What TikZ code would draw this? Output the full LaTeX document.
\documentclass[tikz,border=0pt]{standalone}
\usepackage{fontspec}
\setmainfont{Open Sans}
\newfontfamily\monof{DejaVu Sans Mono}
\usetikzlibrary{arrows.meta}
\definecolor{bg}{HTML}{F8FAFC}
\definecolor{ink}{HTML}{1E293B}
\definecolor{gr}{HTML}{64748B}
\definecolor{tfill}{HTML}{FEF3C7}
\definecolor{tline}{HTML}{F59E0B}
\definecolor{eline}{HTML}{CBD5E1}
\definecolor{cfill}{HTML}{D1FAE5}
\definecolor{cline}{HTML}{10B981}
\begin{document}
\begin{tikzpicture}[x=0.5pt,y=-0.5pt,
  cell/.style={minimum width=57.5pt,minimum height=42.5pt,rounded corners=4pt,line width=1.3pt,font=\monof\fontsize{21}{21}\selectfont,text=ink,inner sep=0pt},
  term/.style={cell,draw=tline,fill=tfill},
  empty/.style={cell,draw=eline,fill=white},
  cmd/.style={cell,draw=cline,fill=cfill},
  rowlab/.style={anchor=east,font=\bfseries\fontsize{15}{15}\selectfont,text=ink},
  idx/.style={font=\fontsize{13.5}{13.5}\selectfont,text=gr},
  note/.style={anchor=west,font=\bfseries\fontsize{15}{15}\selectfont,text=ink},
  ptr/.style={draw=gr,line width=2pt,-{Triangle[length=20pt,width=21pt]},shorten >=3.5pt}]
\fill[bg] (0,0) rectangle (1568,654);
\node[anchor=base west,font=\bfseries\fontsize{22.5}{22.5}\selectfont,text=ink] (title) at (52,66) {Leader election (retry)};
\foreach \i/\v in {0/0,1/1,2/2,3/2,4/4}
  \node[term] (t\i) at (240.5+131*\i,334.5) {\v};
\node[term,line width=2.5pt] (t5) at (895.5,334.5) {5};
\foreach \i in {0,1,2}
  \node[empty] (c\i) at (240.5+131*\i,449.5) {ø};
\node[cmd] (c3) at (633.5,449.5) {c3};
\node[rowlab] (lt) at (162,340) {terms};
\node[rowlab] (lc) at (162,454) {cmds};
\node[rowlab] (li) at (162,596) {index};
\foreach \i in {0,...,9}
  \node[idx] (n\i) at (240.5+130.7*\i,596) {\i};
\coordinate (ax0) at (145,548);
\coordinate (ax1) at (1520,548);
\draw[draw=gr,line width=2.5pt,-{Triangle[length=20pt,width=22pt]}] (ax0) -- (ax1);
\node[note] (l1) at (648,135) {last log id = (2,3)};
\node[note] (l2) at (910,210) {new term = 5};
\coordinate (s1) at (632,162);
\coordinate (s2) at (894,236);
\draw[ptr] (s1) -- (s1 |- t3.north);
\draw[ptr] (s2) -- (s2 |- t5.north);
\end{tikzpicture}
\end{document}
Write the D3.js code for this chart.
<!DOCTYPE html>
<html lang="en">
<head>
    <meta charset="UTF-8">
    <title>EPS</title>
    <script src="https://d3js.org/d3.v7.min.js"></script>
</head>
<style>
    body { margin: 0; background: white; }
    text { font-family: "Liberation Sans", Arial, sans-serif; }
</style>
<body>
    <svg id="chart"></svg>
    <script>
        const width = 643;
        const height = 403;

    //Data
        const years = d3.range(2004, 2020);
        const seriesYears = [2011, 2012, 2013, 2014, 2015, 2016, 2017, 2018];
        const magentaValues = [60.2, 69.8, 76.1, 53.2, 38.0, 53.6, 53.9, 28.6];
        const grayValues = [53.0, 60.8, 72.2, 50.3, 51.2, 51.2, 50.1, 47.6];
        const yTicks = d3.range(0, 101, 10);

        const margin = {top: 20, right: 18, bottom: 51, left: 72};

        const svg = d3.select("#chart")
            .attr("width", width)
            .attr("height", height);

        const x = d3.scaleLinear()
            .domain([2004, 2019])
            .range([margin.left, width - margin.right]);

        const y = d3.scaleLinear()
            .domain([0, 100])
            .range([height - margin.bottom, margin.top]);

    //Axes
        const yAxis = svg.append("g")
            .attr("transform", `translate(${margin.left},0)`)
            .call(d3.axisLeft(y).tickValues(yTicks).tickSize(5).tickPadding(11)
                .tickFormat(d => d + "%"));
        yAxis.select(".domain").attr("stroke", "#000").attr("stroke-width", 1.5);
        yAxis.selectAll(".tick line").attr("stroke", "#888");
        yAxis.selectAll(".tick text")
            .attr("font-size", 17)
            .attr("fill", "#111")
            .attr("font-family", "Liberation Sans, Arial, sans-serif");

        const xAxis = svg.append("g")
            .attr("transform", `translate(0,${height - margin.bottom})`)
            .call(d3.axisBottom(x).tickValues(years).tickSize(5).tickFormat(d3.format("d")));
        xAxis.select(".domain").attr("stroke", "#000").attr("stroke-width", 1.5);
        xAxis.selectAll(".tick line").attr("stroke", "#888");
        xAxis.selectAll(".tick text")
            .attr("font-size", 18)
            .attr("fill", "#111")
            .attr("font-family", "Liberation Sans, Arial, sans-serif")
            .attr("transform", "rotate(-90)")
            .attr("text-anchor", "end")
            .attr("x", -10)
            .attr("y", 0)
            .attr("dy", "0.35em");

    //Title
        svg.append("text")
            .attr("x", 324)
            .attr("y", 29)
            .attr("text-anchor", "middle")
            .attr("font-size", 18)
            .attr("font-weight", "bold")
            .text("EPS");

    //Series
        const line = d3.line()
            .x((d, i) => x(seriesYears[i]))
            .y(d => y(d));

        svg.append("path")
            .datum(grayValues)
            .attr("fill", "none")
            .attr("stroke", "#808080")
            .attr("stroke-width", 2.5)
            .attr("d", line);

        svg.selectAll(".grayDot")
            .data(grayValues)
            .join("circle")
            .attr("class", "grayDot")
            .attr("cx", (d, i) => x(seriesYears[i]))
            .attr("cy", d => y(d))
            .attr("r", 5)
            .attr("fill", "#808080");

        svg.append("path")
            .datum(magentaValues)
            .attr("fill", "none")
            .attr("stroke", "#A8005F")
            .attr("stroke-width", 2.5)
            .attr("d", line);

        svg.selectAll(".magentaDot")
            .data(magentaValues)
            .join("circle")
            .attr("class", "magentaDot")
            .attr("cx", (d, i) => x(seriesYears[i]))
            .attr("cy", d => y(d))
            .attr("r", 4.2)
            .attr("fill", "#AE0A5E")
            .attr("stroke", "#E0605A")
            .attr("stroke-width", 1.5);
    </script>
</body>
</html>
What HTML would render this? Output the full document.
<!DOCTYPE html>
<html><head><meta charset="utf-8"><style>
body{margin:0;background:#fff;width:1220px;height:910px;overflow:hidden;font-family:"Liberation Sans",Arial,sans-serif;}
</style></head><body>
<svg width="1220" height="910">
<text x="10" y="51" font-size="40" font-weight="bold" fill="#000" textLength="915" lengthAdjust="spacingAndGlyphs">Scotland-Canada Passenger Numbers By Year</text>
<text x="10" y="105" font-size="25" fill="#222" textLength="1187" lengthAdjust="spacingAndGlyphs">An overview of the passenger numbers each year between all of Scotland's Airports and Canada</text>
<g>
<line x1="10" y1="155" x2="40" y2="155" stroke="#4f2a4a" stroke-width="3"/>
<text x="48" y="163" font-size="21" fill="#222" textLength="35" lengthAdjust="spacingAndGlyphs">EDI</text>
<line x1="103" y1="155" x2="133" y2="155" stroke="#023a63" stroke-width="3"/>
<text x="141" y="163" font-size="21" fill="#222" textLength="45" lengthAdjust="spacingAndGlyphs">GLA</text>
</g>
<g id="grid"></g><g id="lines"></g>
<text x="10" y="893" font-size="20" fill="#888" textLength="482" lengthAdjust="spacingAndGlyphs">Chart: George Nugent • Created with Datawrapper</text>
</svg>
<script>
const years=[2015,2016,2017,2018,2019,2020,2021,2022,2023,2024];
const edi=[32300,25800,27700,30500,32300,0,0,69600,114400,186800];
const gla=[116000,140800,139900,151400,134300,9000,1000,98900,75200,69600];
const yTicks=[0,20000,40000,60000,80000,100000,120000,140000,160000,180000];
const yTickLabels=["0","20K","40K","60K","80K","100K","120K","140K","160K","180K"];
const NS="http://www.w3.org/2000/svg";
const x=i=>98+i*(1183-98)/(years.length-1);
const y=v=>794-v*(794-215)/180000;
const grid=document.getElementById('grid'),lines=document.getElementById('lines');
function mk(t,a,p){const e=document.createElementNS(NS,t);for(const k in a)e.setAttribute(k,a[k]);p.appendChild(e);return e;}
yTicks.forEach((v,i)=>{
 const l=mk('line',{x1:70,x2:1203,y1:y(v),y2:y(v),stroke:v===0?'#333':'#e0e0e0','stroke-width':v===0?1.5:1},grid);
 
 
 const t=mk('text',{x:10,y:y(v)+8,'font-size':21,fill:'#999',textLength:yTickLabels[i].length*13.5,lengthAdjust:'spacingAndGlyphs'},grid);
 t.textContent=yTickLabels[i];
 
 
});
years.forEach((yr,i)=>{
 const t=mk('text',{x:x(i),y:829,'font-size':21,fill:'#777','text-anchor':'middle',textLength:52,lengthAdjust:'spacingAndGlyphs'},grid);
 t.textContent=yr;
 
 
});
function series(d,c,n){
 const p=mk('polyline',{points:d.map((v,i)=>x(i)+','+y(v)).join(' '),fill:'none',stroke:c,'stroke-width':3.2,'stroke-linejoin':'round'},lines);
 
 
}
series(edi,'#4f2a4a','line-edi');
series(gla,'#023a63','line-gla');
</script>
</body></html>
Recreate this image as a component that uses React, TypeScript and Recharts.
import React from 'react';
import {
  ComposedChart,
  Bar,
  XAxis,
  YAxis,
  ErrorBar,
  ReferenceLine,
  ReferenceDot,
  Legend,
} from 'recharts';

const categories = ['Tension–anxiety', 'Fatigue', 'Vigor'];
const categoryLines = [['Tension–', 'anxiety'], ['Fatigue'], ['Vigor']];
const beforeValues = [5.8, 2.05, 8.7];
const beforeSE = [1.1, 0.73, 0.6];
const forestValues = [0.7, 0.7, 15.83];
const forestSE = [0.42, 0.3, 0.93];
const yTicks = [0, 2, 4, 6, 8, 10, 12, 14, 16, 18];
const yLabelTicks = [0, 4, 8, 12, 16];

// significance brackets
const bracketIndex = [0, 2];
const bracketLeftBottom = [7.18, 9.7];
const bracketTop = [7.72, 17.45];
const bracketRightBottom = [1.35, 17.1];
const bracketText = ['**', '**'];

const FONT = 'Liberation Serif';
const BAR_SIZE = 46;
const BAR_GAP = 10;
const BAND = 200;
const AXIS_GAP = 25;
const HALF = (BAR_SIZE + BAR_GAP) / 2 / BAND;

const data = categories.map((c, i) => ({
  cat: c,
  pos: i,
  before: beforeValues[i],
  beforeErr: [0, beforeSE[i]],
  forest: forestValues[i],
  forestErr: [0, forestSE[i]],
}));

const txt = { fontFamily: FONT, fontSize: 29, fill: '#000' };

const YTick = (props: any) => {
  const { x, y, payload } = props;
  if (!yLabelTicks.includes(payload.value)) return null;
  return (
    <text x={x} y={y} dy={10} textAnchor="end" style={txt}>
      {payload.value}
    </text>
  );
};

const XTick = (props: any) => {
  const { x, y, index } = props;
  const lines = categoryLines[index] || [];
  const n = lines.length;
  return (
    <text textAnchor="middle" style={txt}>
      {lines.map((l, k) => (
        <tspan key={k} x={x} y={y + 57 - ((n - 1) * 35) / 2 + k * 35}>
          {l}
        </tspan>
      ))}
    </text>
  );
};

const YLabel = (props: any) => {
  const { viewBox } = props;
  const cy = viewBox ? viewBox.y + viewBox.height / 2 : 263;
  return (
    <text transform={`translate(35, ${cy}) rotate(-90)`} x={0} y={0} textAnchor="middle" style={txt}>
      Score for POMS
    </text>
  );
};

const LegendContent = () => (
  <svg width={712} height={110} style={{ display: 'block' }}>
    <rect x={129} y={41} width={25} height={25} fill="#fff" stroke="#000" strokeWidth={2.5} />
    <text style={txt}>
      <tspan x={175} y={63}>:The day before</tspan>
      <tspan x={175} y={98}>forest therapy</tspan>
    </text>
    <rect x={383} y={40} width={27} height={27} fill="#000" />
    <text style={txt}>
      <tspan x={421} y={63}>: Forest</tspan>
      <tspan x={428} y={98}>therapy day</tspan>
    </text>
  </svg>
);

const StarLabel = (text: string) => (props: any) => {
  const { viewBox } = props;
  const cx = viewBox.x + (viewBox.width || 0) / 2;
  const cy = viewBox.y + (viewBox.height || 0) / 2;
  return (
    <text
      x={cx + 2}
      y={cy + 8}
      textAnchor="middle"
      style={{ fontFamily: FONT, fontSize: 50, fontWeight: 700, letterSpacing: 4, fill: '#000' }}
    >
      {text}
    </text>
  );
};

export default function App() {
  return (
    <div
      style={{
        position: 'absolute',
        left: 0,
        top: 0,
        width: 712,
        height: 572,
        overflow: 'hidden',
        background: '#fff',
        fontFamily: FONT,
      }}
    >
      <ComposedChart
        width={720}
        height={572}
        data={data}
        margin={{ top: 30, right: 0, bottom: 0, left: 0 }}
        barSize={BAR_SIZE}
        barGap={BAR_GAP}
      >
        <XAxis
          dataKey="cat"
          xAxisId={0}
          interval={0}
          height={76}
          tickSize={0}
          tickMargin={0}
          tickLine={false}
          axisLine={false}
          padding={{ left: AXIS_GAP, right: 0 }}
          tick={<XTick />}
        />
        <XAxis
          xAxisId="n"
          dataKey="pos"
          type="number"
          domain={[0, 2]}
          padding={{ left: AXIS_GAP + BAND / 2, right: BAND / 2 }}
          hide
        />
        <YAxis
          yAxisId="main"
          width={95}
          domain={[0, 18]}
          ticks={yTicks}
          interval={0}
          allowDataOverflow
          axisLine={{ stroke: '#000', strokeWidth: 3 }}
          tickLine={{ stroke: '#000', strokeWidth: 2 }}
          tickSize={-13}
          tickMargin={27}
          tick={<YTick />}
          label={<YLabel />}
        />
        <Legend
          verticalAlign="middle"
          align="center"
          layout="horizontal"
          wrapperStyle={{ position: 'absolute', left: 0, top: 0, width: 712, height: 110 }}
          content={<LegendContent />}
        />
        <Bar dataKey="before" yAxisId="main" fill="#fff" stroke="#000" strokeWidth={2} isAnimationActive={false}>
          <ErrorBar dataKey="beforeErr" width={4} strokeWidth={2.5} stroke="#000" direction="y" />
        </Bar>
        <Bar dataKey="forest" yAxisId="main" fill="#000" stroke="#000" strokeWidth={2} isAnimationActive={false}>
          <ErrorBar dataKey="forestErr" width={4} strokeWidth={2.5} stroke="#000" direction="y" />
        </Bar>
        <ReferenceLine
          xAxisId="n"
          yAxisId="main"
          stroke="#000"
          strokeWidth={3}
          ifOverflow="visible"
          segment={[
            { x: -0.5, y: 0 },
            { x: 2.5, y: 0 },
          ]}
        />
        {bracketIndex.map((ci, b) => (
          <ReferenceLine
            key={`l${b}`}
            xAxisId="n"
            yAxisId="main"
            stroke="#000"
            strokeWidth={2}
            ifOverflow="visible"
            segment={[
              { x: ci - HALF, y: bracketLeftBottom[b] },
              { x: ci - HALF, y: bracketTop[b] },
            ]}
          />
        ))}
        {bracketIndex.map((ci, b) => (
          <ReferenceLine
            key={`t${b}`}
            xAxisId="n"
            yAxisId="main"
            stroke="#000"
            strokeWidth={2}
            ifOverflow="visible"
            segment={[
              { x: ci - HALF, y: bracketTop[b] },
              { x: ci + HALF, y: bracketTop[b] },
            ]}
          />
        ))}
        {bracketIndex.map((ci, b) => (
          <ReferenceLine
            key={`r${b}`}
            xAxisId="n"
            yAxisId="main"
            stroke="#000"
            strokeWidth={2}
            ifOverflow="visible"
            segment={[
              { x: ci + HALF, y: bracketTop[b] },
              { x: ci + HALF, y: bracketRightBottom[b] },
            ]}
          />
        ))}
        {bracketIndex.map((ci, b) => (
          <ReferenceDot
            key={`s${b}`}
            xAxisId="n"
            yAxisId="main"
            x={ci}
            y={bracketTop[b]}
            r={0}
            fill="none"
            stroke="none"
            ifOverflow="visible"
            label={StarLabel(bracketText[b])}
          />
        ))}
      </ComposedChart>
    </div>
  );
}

□ □ □ □ □ □ □

**What to work on**
Write out exactly the lines from the one with "Recreate this image" through the one with "const yLabelTicks = [0, 4, 8, 12, 16];", including both, and no others.

**Solution to this task**
Recreate this image as a component that uses React, TypeScript and Recharts.
import React from 'react';
import {
  ComposedChart,
  Bar,
  XAxis,
  YAxis,
  ErrorBar,
  ReferenceLine,
  ReferenceDot,
  Legend,
} from 'recharts';

const categories = ['Tension–anxiety', 'Fatigue', 'Vigor'];
const categoryLines = [['Tension–', 'anxiety'], ['Fatigue'], ['Vigor']];
const beforeValues = [5.8, 2.05, 8.7];
const beforeSE = [1.1, 0.73, 0.6];
const forestValues = [0.7, 0.7, 15.83];
const forestSE = [0.42, 0.3, 0.93];
const yTicks = [0, 2, 4, 6, 8, 10, 12, 14, 16, 18];
const yLabelTicks = [0, 4, 8, 12, 16];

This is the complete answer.